Scenario 3: escalation
Further escalation remains an option. Ukraine was given permission to deploy American and British long-range missiles on Russian territory, and Putin responded by deploying a type of missile that had never before in history been deployed on the battlefield and by updating the nuclear weapons doctrine.
In addition, the deployment of North Korean troops on the Russian side is obviously extraordinary, to say the least. Such steps may lead to ever further steps up the escalation ladder. Further escalation could also result from more willingness on the part of Kyiv to make concessions, in the sense that Putin may smell blood. This is the point made by hardliners on the Western side.
Economic dependence on China
The European Union (EU) relies heavily on China for imports of critical commodities and technologies. This dependence makes Europe vulnerable to geopolitical tensions and economic shocks. Calls to reinforce the so-called European strategic autonomy and reduce dependence on external suppliers have therefore grown ever louder. But progress is slow and European dependence on China and other authoritarian countries will remain immense in the coming years.
Transatlantic relations
EU-US relations remain crucial to Europe’s economy and to European security. European states have substantially increased their defense budgets in recent years. However, the availability of troops and equipment remains a problematic issue. And the promises and intentions to step up collaboration in the military field have been heard for decades, but a European army is still a long way off, and it very much remains to be seen whether it will ever materialise.
Moreover, America has been wanting to shift its strategic focus from Europe to Asia for several decades. This shift may accelerate and intensify under Trump 2.0. However, it would be very unwise of the US to give Russia more leeway in Europe to be better able to hold its own against China. You cannot be a Russia dove and a China hawk at the same time.
The rise of nationalism and populism
The recent European elections and political developments point to a significant growth of populist and nationalist movements in countries such as Italy, Romania, the Czech Republic, Slovakia, Croatia and Hungary, and even in traditionally stable democracies such as Germany, the Netherlands and Sweden.

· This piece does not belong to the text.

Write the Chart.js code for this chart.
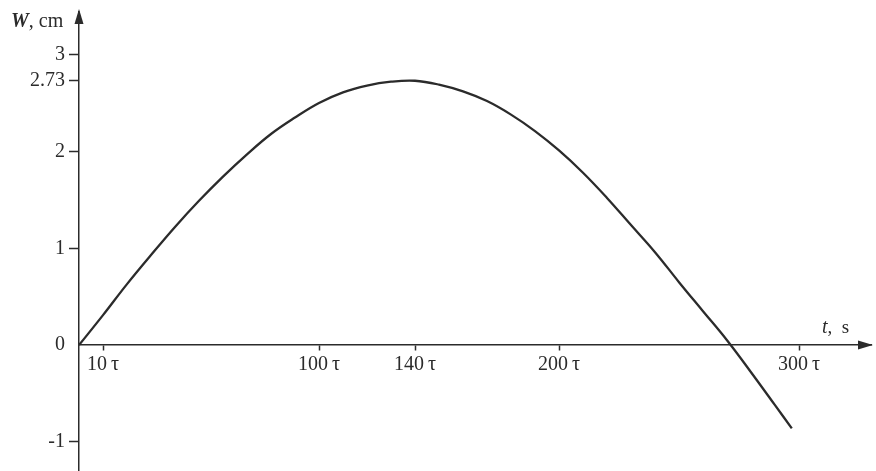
<!DOCTYPE html>
<html>
<head>
<meta charset="utf-8">
<script src="https://cdn.jsdelivr.net/npm/chart.js@4.4.1/dist/chart.umd.min.js"></script>
<style>
  body { margin: 0; background: #fff; }
  canvas { display: block; }
</style>
</head>
<body>
<canvas id="c" width="876" height="471"></canvas>
<script>
// time in units of tau, deflection W in cm
const tValues = [0, 10, 20, 30, 40, 50, 60, 70, 80, 90, 100, 110, 120, 130, 140, 150,
  160, 170, 180, 190, 200, 210, 220, 230, 240, 250, 260, 270, 280, 290, 297];
const wValues = [0, 0.31, 0.63, 0.93, 1.22, 1.49, 1.74, 1.97, 2.18, 2.35, 2.50, 2.61, 2.68, 2.72, 2.73, 2.69,
  2.62, 2.52, 2.38, 2.21, 2.01, 1.78, 1.52, 1.24, 0.96, 0.65, 0.35, 0.05, -0.28, -0.62, -0.86];

const xTicks = [10, 100, 140, 200, 300];
const yTicks = [-1, 0, 1, 2, 2.73, 3];

const ink = '#2b2b2b';
const serif = '"Liberation Serif", "DejaVu Serif", serif';

const points = tValues.map((t, i) => ({ x: t, y: wValues[i] }));

// arrowheads and axis names
const axisDecor = {
  id: 'axisDecor',
  afterDraw(chart) {
    const { ctx, chartArea, scales } = chart;
    const x0 = scales.x.getPixelForValue(0);
    const y0 = scales.y.getPixelForValue(0);
    ctx.save();
    ctx.fillStyle = ink;
    ctx.beginPath();
    ctx.moveTo(x0, chartArea.top - 3);
    ctx.lineTo(x0 - 4.5, chartArea.top + 12);
    ctx.lineTo(x0 + 4.5, chartArea.top + 12);
    ctx.closePath();
    ctx.fill();
    ctx.beginPath();
    ctx.moveTo(chartArea.right + 2, y0);
    ctx.lineTo(chartArea.right - 13, y0 - 4.5);
    ctx.lineTo(chartArea.right - 13, y0 + 4.5);
    ctx.closePath();
    ctx.fill();

    ctx.textBaseline = 'alphabetic';
    ctx.textAlign = 'left';
    ctx.font = 'bold italic 20px ' + serif;
    ctx.fillText('W', 11, 27);
    let w = ctx.measureText('W').width;
    ctx.font = '20px ' + serif;
    ctx.fillText(', cm', 11 + w, 27);

    ctx.font = 'italic 20px ' + serif;
    ctx.fillText('t', 822, 333);
    w = ctx.measureText('t').width;
    ctx.font = '19px ' + serif;
    ctx.fillText(',  s', 822 + w, 333);
    ctx.restore();
  }
};

new Chart(document.getElementById('c'), {
  type: 'line',
  data: {
    datasets: [{
      data: points,
      borderColor: ink,
      borderWidth: 2.3,
      pointRadius: 0,
      fill: false,
      tension: 0.4
    }]
  },
  options: {
    responsive: false,
    animation: false,
    layout: { padding: { left: 0, right: 5, top: 12, bottom: 0 } },
    plugins: { legend: { display: false }, tooltip: { enabled: false } },
    scales: {
      x: {
        type: 'linear',
        position: { y: 0 },
        min: 0,
        max: 330,
        afterBuildTicks: (scale) => { scale.ticks = xTicks.map(v => ({ value: v })); },
        afterFit: (scale) => { scale.paddingLeft = 0; scale.paddingRight = 0; },
        ticks: {
          color: ink,
          font: { family: serif, size: 20 },
          padding: 3,
          maxRotation: 0,
          autoSkip: false,
          callback: (v) => v + '\u2009τ'
        },
        grid: { drawOnChartArea: false, color: ink, tickLength: 5, tickWidth: 1.5 },
        border: { display: true, color: ink, width: 1.5 }
      },
      y: {
        type: 'linear',
        position: 'left',
        min: -1.30,
        max: 3.44,
        afterBuildTicks: (scale) => { scale.ticks = yTicks.map(v => ({ value: v })); },
        afterFit: (scale) => { scale.width = 79; scale.paddingTop = 0; scale.paddingBottom = 0; },
        ticks: {
          color: ink,
          font: { family: serif, size: 20 },
          padding: 4,
          autoSkip: false,
          callback: (v) => String(v)
        },
        grid: {
          drawOnChartArea: false,
          color: (c) => (c.tick && c.tick.value === 0 ? 'rgba(0,0,0,0)' : ink),
          tickLength: 10,
          tickWidth: 1.5
        },
        border: { display: true, color: ink, width: 1.5 }
      }
    }
  },
  plugins: [axisDecor]
});
</script>
</body>
</html>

These movements are characterised by a strong emphasis on national sovereignty, criticism of EU institutions, rejection of supranational decision-making, resistance to migration and generally a pro-Russian stance. However, the challenges facing Europe – such as the climate crisis, energy security and geopolitical tensions (eg Russia’s war on Ukraine) – require more co-operation.
Monetary policy
The European Central Bank (ECB) continues to grapple with the balance between inflation control and propping up economic growth. German consumers and businesses, for example, are gloomy, European industry continues to shrink according to PMI figures, a number of European countries need to tighten fiscally, and Trump could drive inflation higher through a trade war, among other factors, and who will slow European exports.
The outlook for the capital and banking union
If Europe wants to be really competitive, it will have to significantly step up efforts to optimise the common market. A common capital market and a banking union are basically indispensable here. European capital markets are still highly fragmented; they still operate largely along national lines. This fragmentation hinders the efficient allocation of capital and reduces the competitiveness of European companies. However, the outlook is not very encouraging, given Europe’s deep divisions on the issue and because policymakers have many other more pressing matters on their minds.
The EU is at risk of falling behind technologically compared to the US and China. The best researchers in the field of AI are based mainly in the US and China. European companies also play a minor role in the digital sector. Space is another sector where Europe is lagging behind. A final example concerns electric vehicles. European carmakers, such as Volkswagen, lag behind Chinese competitors in the development and production of electric vehicles.
However, we must not create the impression that Europe is on life support and that its heartbeat could stop at any moment. Seven European countries (including five EU member states) still ranked among the world’s ten most innovative countries last year. Yet, Europe struggles to translate this innovation into higher productivity growth and economic growth.
Climate change and energy transition
Adaptation to the impact of climate change is becoming increasingly important for the European (and global) economy. Floods, droughts and heat waves cause significant economic damage. Europe seemed well on track to lead the way in the global energy transition. However, the brakes have occasionally been hit hard at the European level and in many countries, eg due to funding shortfalls and the electoral success of the populist right.
A pitiful people?
Clearly, Europe is facing a tumultuous period bringing together geopolitical tensions, internal economic headwinds and political polarisation as well as the need for sustainable transition, among other factors. The EU has undeniably made significant strides in setting up policies for strategic autonomy, the circular economy and monetary stability. However, the challenges remain immense. And it all seemed so great at the turn of the millennium; as Simon Kuper wrote in the Financial Times:
“Think back to 2000. Britain’s economy that year was about the size of India’s and China’s combined. Russia was an economic basket-case with a new pro-Western president, Vladimir Putin, who flirted with joining Nato. Even Europe’s terrorists seemed to be fading into retirement.” But now, “The outsiders see Europeans as backward peoples who stopped having children and who possess only a few cute ancient assets worth stripping: our châteaux, universities, handbags and football clubs.”
Implications for the economy and markets
The aforementioned political forces will likely have the following implications for the European economy and markets:
Mounting pressure on the ECB to stimulate the economy with a looser monetary policy.
Tensions will likely increase further, as the political situation may prompt governments to do less or make fewer concessions to help other EU countries.
Rising tensions – in the form of higher sovereign spreads – could be enough to give EU countries the political motivation to implement the plans that are already in place, which could greatly improve the outlook for the European economy.
An example of a positive development is the fact that European citizens’ confidence in the EU has reached its highest level in 17 years, which provides Brussels with slightly more legitimacy to implement reforms at the European level. However, it should be noted that only 51% of Europeans tend to trust the EU. That said, over six in ten Euro-citizens are optimistic about the future of the EU and only 17% have a negative view of the EU. What is also hopeful in light of the geopolitical competition with authoritarian regimes is the fact that 71% of Europeans still support economic sanctions against Russia.
A great deal of pessimism about Europe is priced in, judging by, for example, the performance of European shares against US shares and the euro’s exchange rate. A correction to this is quite possible once the French political turmoil has subsided somewhat and once, in all likelihood, Friedrich Merz of the CDU/CSU takes office as chancellor, with the latter showing slightly more flexibility with regard to the infamous Schuldenbremse (‘debt brake’).